Photos by: Georges Jabbour
Jabal el Sheikh, the “Mountain of the Chief,” the highest summit of the Anti-Lebanon range, majestically rises on the extreme southeastern border of Lebanon. Its summit reaches 2.814 meters (9.232 ft) above sea level and straddles the border between Lebanon and Syria. It is a massive, snow-capped mountain that towers above the surrounding countryside. Snow covers its peaks for most of the year, and thus its melted water feeds the Hasbani River in Lebanon, the Jordan River and the Lake of Tiberias, as well as other rivers and streams.
Its name in Arabic, the “Mountain of the Chief,” is thought to derive from the association of its snowy summits with an elder’s grey hair.
Jabal el Sheikh is better known as Mount Hermon. The holiness of the Lebanese mountains need not be proven. “The ground split open with the heels of their feet, as they whirled around in circles, Mt. Hermon and Lebanon split.” This is an excerpt taken from the Epic of Gilgamesh, a poem from ancient Mesopotamia (c. 2100 B.C.), written on clay tablets and often considered the earliest surviving great work of literature.
Pilasters Lion Muffles
Furthermore, Mount Hermon is often mentioned in the Bible as Hermon, Sion or Senir. Called Baal-Hermon by the worshipers of Baal (Lord God), it was also revered by the Romans.
Thought to be a possible location of the transfiguration of Jesus, it is also a sacred place for the Druze (a Druze shrine lies in the vicinity of Hasbaya).
The highest temple of the ancient world sits on the summit of the mount and is known today as Qasr Antar. The temple was documented in 1869 by Charles Warren, who found a stela (an upright stone slab or column bearing a commemorative inscription) with a Greek inscription that was translated as follows: “According to the command of the greatest Holy God, those who take an oath, from here.”
Some 17 Roman temples can still be reckoned on the slopes and around Mount Hermon. Most of them have visible and distinguishable remains, whilst others are identified through inscriptions.
The village of Deir El Aachayer lies on the border between Lebanon and Syria, and is settled upon the terraces that overlook Birket el-Bouhairi.

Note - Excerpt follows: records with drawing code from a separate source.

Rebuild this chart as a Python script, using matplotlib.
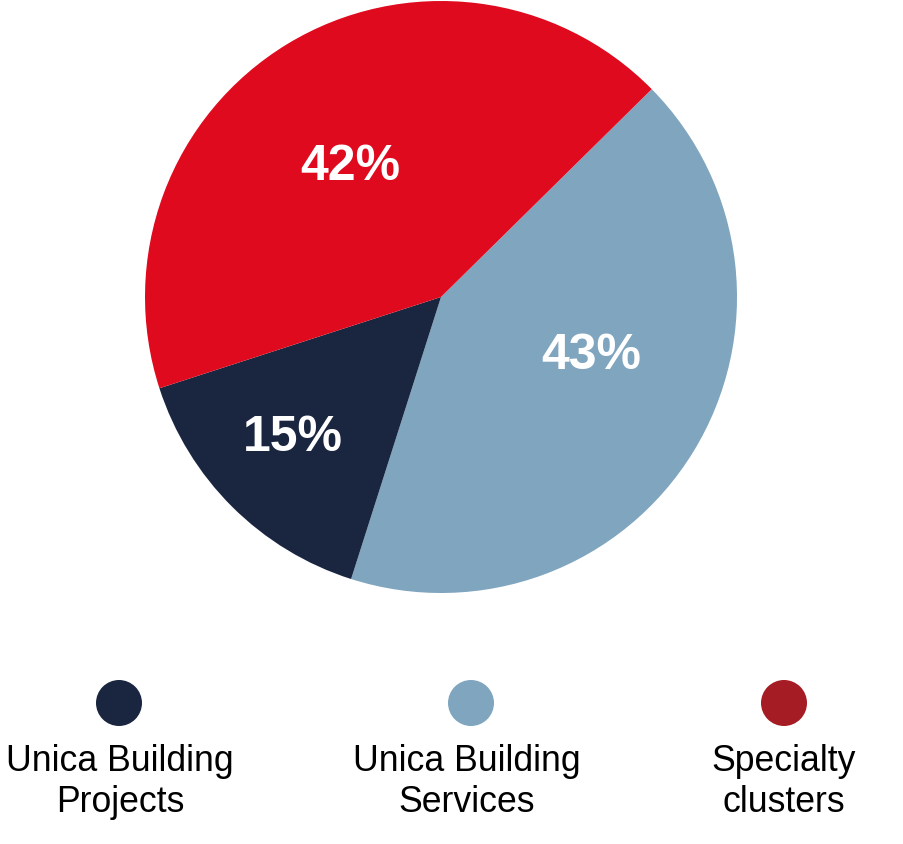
import matplotlib.pyplot as plt
import numpy as np

plt.rcParams['font.family'] = ['Liberation Sans', 'DejaVu Sans']

segments = ['Unica Building\nServices', 'Unica Building\nProjects', 'Specialty\nclusters']
slice_sizes = [42.3, 15.1, 42.6]
pct_labels = ['43%', '15%', '42%']
pie_colors = ['#7fa5bf', '#1a2640', '#e00a1e']

legend_labels = ['Unica Building\nProjects', 'Unica Building\nServices', 'Specialty\nclusters']
legend_colors = ['#1a2640', '#7fa5bf', '#a51c24']

W, H = 904, 844
fig = plt.figure(figsize=(W / 100, H / 100), dpi=100)

# pie axes, radius ~296 px around (441, 297)
ax = fig.add_axes([145 / W, 1 - 593 / H, 592 / W, 592 / H])
wedges, _ = ax.pie(slice_sizes, colors=pie_colors, startangle=44.6, counterclock=False,
                   radius=1, wedgeprops=dict(linewidth=0))
ax.set_xlim(-1, 1)
ax.set_ylim(-1, 1)
ax.set_aspect('equal')
ax.axis('off')

# label placement (angle shift in deg, radius)
label_pos = [(10, 0.545), (-1.5, 0.69), (3.8, 0.535)]
for w, lab, (shift, r) in zip(wedges, pct_labels, label_pos):
    ang = np.deg2rad((w.theta1 + w.theta2) / 2 + shift)
    ax.text(r * np.cos(ang), r * np.sin(ang), lab, color='white',
            fontsize=36, fontweight='bold', ha='center', va='center')

# legend row
lax = fig.add_axes([0, 0, 1, 1])
lax.set_xlim(0, W)
lax.set_ylim(H, 0)
lax.axis('off')
legend_x = [119, 471, 784]
text_x = [120, 467, 784]
lax.scatter(legend_x, [703] * 3, s=1097, c=legend_colors, linewidths=0)
for tx, lab in zip(text_x, legend_labels):
    lax.text(tx, 782, lab, fontsize=25.7, ha='center', va='center',
             linespacing=1.2, color='black')

fig.savefig('out.png', dpi=100)
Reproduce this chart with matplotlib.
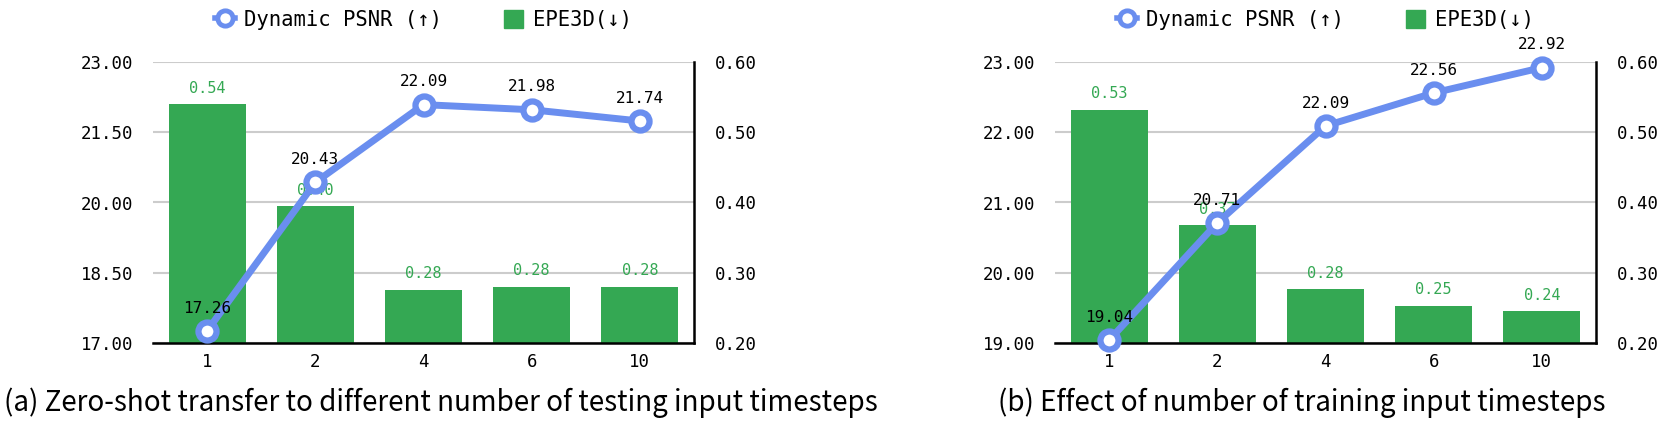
import matplotlib
matplotlib.use("Agg")
import matplotlib.pyplot as plt
from matplotlib.lines import Line2D
from matplotlib.patches import Patch

categories = ["1", "2", "4", "6", "10"]

psnr_a = [17.26, 20.43, 22.09, 21.98, 21.74]
epe_a = [0.54, 0.395, 0.276, 0.28, 0.28]
epe_a_labels = ["0.54", "0.40", "0.28", "0.28", "0.28"]

psnr_b = [19.04, 20.71, 22.09, 22.56, 22.92]
epe_b = [0.532, 0.368, 0.277, 0.253, 0.245]
epe_b_labels = ["0.53", "0.37", "0.28", "0.25", "0.24"]

left_ticks_a = [17.0, 18.5, 20.0, 21.5, 23.0]
left_ticks_b = [19.0, 20.0, 21.0, 22.0, 23.0]
right_ticks = [0.2, 0.3, 0.4, 0.5, 0.6]

caption_a = "(a) Zero-shot transfer to different number of testing input timesteps"
caption_b = "(b) Effect of number of training input timesteps"

BLUE = "#6a8eef"
GREEN = "#34a853"
MONO = ["DejaVu Sans Mono"]

W, H = 1661, 422
fig = plt.figure(figsize=(W / 100, H / 100), dpi=100)


def panel(x0, psnr, epe, epe_labels, lticks):
    ax_l = fig.add_axes([x0 / W, (H - 343) / H, 541 / W, 281 / H])
    ax_r = ax_l.twinx()
    xs = list(range(len(categories)))
    # bars on right axis
    ax_r.bar(xs, epe, width=0.71, color=GREEN, zorder=2)
    for x, v, t in zip(xs, epe, epe_labels):
        ax_r.annotate(t, (x, v), xytext=(0, 6), textcoords="offset points",
                      ha="center", va="bottom", color=GREEN, fontsize=11,
                      family=MONO)
    ax_r.set_ylim(0.2, 0.6)
    ax_r.set_yticks(right_ticks)
    ax_r.set_yticklabels([f"{t:.2f}" for t in right_ticks])
    ax_r.grid(axis="y", color="#cccccc", linewidth=1.5, zorder=0)
    ax_r.set_axisbelow(True)
    # line on left axis
    ax_l.plot(xs, psnr, color=BLUE, lw=5, marker="o", ms=13,
              markerfacecolor="white", markeredgecolor=BLUE, mew=4.5,
              zorder=5, clip_on=False)
    for x, v in zip(xs, psnr):
        ax_l.annotate(f"{v:.2f}", (x, v), xytext=(0, 11), textcoords="offset points",
                      ha="center", va="bottom", color="black", fontsize=11.5,
                      family=MONO, zorder=6)
    ax_l.set_ylim(lticks[0], lticks[-1])
    ax_l.set_yticks(lticks)
    ax_l.set_yticklabels([f"{t:.2f}" for t in lticks])
    ax_l.set_xlim(-0.5, len(categories) - 0.5)
    ax_l.set_xticks(xs)
    ax_l.set_xticklabels(categories)
    ax_l.set_zorder(ax_r.get_zorder() + 1)
    ax_l.patch.set_visible(False)
    for a in (ax_l, ax_r):
        for s in ("top", "left", "right", "bottom"):
            a.spines[s].set_visible(False)
    ax_r.spines["right"].set_visible(True)
    ax_r.spines["right"].set_linewidth(1.8)
    ax_l.spines["bottom"].set_visible(True)
    ax_l.spines["bottom"].set_linewidth(1.8)
    ax_l.tick_params(axis="y", length=0, pad=14)
    ax_r.tick_params(axis="y", length=0, pad=15)
    ax_l.tick_params(axis="x", length=0, pad=7)
    for lab in ax_l.get_yticklabels() + ax_r.get_yticklabels() + ax_l.get_xticklabels():
        lab.set_family(MONO)
        lab.set_fontsize(12.5)
    handles = [
        Line2D([], [], color=BLUE, lw=4, marker="o", ms=11, markerfacecolor="white",
               markeredgecolor=BLUE, mew=3.5),
        Patch(color=GREEN),
    ]
    ax_l.legend(handles, ["Dynamic PSNR (↑)", "EPE3D(↓)"], loc="center",
                bbox_to_anchor=(0.5, 1.15), ncol=2, frameon=False,
                prop={"family": MONO, "size": 14.8}, handlelength=0.95,
                handleheight=0.95, columnspacing=3.0, handletextpad=0.45)
    return ax_l, ax_r


panel(153, psnr_a, epe_a, epe_a_labels, left_ticks_a)
panel(1055, psnr_b, epe_b, epe_b_labels, left_ticks_b)

cap_font = ["Noto Sans CJK KR", "DejaVu Sans"]
fig.text(441 / W, (H - 403) / H, caption_a, ha="center", va="center",
         fontsize=20, family=cap_font)
fig.text(1302 / W, (H - 403) / H, caption_b, ha="center", va="center",
         fontsize=20, family=cap_font)

fig.savefig("out.png", dpi=100)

When reaching the center of the village, one stumbles on the remains of a quite large preserved temple. A walk in the town will reveal massive ruins amid the village houses. A Greek inscription can be seen below the great temple that attests to the use of this sacred place in 132 A.D.
The temple opens toward the east, its monumental staircase has totally disappeared, and although one cannot see any column’s remains, we can assume their existence all around the cella (the inner chamber). The capitals are of the Ionic order, bearing volutes on their corners, and are decorated with swastikas.
Another well preserved temple of Mount Hermon is located near the village of Ain Hirsha. A 30-minute walk uphill from the village leads to the remains of a Roman temple of the 2nd century A.D.
The temple can hardly be differentiated from its surrounding environment, but once you reach it, it stands out majestically on the slope. It is one of the best preserved temples in Lebanon. Its decoration is quite simple: angle pilasters and lion muffles. A feminine torso with a lunar crescent is carved on the western pediment. It represents Selene, the Greek goddess of the moon. A fragment lying on the ground depicts Helios, the solar god. A quite intriguing relief, a sculpture that remains attached to a solid background of the same materials, representing a miniature temple, can be seen right under Selene’s torso.
Other construction remains can be seen around the temple, some of which can be identified with dwellings, tombs and sarcophagi.
Reaching the Hermon Mountains is not an easy task. It’s a two-hour drive (traffic-less of course), but the scenery on your way and the peacefulness felt once there are its own reward.
Song of Songs 4:8
Come with me from Lebanon, my bride, come with me from Lebanon.
Descend from the crest of Amana, from the top of Senir, the summit of Hermon, from the lions’ dens and the mountain haunts of leopards.
When Brothers Dwell in Unity
A Song of Ascents. Of David.
Behold, how good and pleasant it is when brothers dwell in unity!
It is like the precious oil on the head, running down on the beard, on the beard of Aaron, running down on the collar of his robes!
It is like the dew of Hermon, which falls on the mountains of Zion!
For there the Lord has recommended the blessing, life forevermore.